Karnataka Veterinary, Animal and Fisheries Sciences University
- Type: Public
- Established: 10 February 2004; 22 years ago
- Chancellor: Governor of Karnataka
- Vice-Chancellor: Dr. K. C. Veeranna
- Location: Bidar, Karnataka, India 17°52′8.75″N 77°28′43.85″E﻿ / ﻿17.8690972°N 77.4788472°E
- Website: kvafsu.edu.in

= Karnataka Veterinary, Animal and Fisheries Sciences University =

State University in Karnataka

Karnataka Veterinary, Animal and Fisheries Sciences University abbreviated as KVAFSU is a public university, established by an Act of Karnataka Legislative Assembly which was passed on 10 February 2004. This university has its headquarters in the Bidar district of Karnataka state, India.

As the name says this university was created for the education and control of veterinary, animal and fisheries science education in the state of Karnataka.
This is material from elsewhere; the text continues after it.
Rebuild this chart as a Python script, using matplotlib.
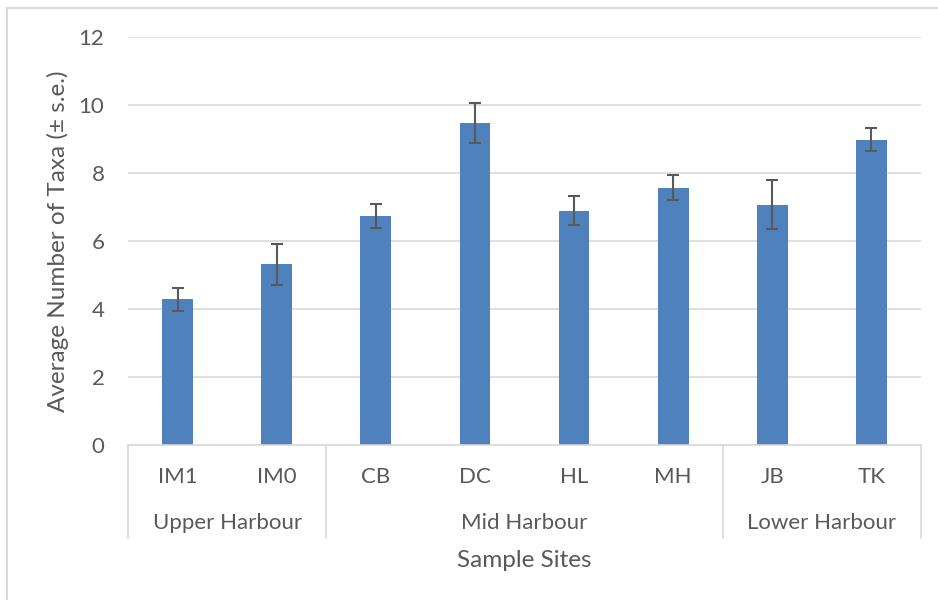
import numpy as np
import matplotlib
matplotlib.use("Agg")
from matplotlib import pyplot as plt
from matplotlib.lines import Line2D
import matplotlib.transforms as mtransforms

plt.rcParams['font.family'] = ['Lato', 'DejaVu Sans']

sites = ['IM1', 'IM0', 'CB', 'DC', 'HL', 'MH', 'JB', 'TK']
taxa = [4.29, 5.31, 6.73, 9.48, 6.89, 7.57, 7.06, 8.98]
se = [0.34, 0.60, 0.36, 0.59, 0.43, 0.36, 0.72, 0.33]
groups = ['Upper Harbour', 'Mid Harbour', 'Lower Harbour']
group_sizes = [2, 4, 2]

txt = '#595959'
grid = '#d9d9d9'

fig = plt.figure(figsize=(9.38, 6), dpi=100)
ax = fig.add_axes([128/938, 1 - 445/600, (921-128)/938, (445-37)/600])

x = np.arange(len(sites))
ax.bar(x, taxa, width=0.31, color='#4f81bd', zorder=2)
ax.errorbar(x, taxa, yerr=se, fmt='none', ecolor=txt, elinewidth=1.5,
            capsize=4.5, capthick=1.5, zorder=3)

ax.set_xlim(-0.5, len(sites) - 0.5)
ax.set_ylim(0, 12)
ax.set_yticks(range(0, 13, 2))
ax.yaxis.grid(True, color=grid, linewidth=1.2, zorder=0)
ax.set_axisbelow(True)
for s in ['top', 'right', 'left']:
    ax.spines[s].set_visible(False)
ax.spines['bottom'].set_color(grid)
ax.spines['bottom'].set_linewidth(1.2)
ax.tick_params(axis='y', length=0, pad=17, labelsize=16, labelcolor=txt)
ax.set_xticks([])

trans = mtransforms.blended_transform_factory(ax.transData, ax.transAxes)
for i, s in enumerate(sites):
    ax.text(i, -0.078, s, transform=trans, ha='center', va='center',
            fontsize=16, color=txt)

# group labels and separators
edges = np.concatenate([[0], np.cumsum(group_sizes)]) - 0.5
for e in edges:
    ax.add_line(Line2D([e, e], [0, -0.228], transform=trans, color=grid,
                       linewidth=1.2, clip_on=False))
for g, a, b in zip(groups, edges[:-1], edges[1:]):
    ax.text((a + b) / 2, -0.19, g, transform=trans, ha='center', va='center',
            fontsize=16, color=txt)

ax.text(0.5, -0.284, 'Sample Sites', transform=ax.transAxes, ha='center',
        va='center', fontsize=17.5, color=txt)
fig.text(58/938, 1 - 241/600, 'Average Number of Taxa (\u00b1 s.e.)',
         rotation=90, ha='center', va='center', fontsize=17.5, color=txt)

# chart border (left and top only visible)
fig.add_artist(Line2D([7/938, 7/938], [0, 1 - 8/600], transform=fig.transFigure,
                      color=grid, linewidth=1.5))
fig.add_artist(Line2D([7/938, 1], [1 - 8/600, 1 - 8/600], transform=fig.transFigure,
                      color=grid, linewidth=1.5))

fig.savefig('out.png', dpi=100)
plt.close(fig)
As many as 21 allied institutions including colleges, research institutions, veterinary hospitals among others and the employees are transferred to the new university. These include Veterinary College, Bangalore; College of Veterinary Science & Animal Husbandry (Shimoga and Hassan) and Veterinary College, Bidar; Veterinary College Hospital, Hebbal; Dairy Science College, Bangalore; Rural Veterinary Hospital at Yelahanka; District Veterinary Hospital, Bidar of Animal Husbandry and Veterinary Services Department.
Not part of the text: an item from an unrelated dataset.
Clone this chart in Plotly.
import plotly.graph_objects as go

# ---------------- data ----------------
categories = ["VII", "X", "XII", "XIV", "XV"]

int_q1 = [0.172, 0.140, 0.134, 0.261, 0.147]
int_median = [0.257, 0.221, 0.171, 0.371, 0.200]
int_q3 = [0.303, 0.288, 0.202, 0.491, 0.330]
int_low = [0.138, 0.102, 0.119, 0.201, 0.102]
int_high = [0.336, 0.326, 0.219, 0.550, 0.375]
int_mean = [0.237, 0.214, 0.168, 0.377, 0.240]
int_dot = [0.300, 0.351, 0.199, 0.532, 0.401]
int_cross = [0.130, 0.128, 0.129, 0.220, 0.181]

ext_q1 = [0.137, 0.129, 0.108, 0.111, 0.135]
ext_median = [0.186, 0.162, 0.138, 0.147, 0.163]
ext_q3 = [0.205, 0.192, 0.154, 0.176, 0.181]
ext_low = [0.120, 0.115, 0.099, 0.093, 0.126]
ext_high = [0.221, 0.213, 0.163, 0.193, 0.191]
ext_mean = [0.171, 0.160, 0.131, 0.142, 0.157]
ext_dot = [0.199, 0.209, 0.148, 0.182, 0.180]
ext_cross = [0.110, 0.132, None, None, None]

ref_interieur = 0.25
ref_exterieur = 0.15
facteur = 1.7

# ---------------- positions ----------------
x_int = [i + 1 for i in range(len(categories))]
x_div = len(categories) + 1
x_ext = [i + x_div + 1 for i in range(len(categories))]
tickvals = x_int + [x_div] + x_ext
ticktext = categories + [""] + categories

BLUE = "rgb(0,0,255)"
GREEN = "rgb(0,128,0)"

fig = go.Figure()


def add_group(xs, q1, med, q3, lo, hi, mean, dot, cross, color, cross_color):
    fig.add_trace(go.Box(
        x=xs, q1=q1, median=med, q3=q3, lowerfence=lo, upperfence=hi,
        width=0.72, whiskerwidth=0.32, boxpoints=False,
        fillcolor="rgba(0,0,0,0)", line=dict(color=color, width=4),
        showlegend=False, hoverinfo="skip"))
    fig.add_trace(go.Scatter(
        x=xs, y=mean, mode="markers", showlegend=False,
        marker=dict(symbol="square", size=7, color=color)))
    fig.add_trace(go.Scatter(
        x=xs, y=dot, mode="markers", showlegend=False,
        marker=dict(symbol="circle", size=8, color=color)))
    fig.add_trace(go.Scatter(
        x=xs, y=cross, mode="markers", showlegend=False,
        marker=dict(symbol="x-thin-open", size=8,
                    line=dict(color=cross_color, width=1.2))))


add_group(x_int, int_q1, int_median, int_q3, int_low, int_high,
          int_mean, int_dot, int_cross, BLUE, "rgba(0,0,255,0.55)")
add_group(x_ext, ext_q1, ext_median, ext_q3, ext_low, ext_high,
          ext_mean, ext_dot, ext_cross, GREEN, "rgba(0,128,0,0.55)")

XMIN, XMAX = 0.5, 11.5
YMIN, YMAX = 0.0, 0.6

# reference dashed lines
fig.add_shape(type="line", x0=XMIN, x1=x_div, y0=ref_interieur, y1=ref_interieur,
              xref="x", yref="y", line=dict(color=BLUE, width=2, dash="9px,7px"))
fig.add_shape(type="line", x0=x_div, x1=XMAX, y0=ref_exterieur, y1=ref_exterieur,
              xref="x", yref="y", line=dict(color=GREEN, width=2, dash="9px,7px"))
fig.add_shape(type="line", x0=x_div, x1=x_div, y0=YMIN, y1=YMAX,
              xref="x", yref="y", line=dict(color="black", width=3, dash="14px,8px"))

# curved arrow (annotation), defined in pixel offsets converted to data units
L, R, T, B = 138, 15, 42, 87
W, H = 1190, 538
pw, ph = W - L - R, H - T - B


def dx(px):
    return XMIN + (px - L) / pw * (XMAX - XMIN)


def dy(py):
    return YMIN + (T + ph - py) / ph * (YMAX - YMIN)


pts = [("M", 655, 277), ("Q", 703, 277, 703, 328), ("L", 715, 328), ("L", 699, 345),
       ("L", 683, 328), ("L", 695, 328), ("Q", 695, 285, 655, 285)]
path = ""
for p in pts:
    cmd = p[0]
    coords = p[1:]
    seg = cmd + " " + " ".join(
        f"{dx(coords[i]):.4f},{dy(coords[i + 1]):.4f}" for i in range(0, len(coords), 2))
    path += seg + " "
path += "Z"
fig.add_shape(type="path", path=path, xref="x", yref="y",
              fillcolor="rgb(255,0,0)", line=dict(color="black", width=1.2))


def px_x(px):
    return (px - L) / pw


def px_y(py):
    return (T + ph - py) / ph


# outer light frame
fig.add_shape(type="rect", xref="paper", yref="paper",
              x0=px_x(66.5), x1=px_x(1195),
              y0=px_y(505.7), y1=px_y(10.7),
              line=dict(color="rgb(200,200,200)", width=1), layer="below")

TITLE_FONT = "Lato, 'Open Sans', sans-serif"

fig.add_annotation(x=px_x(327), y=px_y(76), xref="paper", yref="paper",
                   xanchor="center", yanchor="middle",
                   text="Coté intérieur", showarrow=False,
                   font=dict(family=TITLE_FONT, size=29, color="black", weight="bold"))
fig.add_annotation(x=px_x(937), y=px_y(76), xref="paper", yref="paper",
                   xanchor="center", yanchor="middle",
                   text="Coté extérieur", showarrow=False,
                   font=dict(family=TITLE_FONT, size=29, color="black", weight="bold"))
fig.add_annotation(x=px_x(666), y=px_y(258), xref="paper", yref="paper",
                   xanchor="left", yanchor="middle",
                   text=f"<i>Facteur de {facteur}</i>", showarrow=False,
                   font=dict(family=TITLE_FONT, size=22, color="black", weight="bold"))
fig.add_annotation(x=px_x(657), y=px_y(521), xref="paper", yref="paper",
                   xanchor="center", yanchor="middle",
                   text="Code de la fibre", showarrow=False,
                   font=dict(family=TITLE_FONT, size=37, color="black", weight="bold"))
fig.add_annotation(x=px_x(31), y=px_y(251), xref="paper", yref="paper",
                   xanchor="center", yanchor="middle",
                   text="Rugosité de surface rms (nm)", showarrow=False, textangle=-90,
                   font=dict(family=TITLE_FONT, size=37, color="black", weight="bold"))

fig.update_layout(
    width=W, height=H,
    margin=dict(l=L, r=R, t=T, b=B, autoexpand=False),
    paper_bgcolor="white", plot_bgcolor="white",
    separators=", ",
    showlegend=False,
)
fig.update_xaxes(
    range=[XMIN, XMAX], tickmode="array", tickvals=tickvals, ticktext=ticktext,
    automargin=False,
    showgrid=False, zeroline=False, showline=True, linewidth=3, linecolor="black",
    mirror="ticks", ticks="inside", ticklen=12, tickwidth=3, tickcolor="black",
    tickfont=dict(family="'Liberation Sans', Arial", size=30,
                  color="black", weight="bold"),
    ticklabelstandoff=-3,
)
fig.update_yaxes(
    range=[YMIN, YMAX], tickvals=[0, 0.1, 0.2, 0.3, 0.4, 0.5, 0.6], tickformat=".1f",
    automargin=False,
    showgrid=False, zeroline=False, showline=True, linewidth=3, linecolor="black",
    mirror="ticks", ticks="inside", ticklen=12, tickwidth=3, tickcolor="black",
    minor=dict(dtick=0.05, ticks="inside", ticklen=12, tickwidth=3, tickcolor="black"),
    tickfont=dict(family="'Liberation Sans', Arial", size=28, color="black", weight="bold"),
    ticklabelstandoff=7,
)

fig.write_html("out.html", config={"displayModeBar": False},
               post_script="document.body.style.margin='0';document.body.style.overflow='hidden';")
Institutions relating to fisheries which are transferred under the new university include College of Fisheries at Mangalore; Fisheries Research Station, Hesaraghatta; Fisheries Research Station, Ankola; Fish Seed Production farms at Munirabad and Shivapura, in Koppal district.

Other institutions under the university are the Institute of Animal Health and Veterinary Biologicals, Bangalore; livestock farm at Hesaraghatta; Livestock Breeding and Training Centre, Kurikuppe, Bellary; Devani Cattle Breeding Station, Hallikhed, Bidar; Killar Breeding Station, Arabhavi; Sheep Breeding, Bandoor, Malavalli; Main Research Station, Hebbal; Agriculture Research Station (ARS) at Mangalore and Nagamangala and Zonal ARS at Konnehally, Tiptur.

On 25 March 2025, the University organised the 14th convocation.

==Undergraduate degree programmes==

The university offers the following undergraduate degree programmes under a semester system in its seven constituent colleges on six campuses.

- Bachelor of Veterinary Science & Animal Husbandry (B.V.Sc.&A.H)
- Bachelor of Technology (Dairy Technology) (B.Tech (D.Tech))
- Bachelor of Fisheries Science
- Diploma in Animal Science

==Constituent colleges==
- Bengaluru Veterinary college, Hebbal, Bengaluru
- Bidar Veterinary College, Bidar
- Institute for Animal Health & Veterinary Biological, Bangalore
- Livestock Research and Information Centre (Deoni), Bidar
- Hassan Veterinary College, Hassan
- Shivamogga Veterinary College, Shivamogga
- Marine Fisheries Research And Information Centre (MFRIC), Ankola, Uttar Kannada
- Fisheries College, Mangaluru
- Fisheries Research and Information Center (Inland) Hebbal, Bangalore
- Fisheries Research and Information Centre (Inland), Hesaraghatta, Bangalore
- Livestock Research and Information Centre, Nagamangala
- Livestock Research and Information Centre, Amrut Mahal
- Shri Bhaurao Deshpande Veterinary College, Athani

== Awards ==
In December 2024, the Livestock Research and Information Centre, an extension unit of University bagged the National Breed Conservation Award 2024.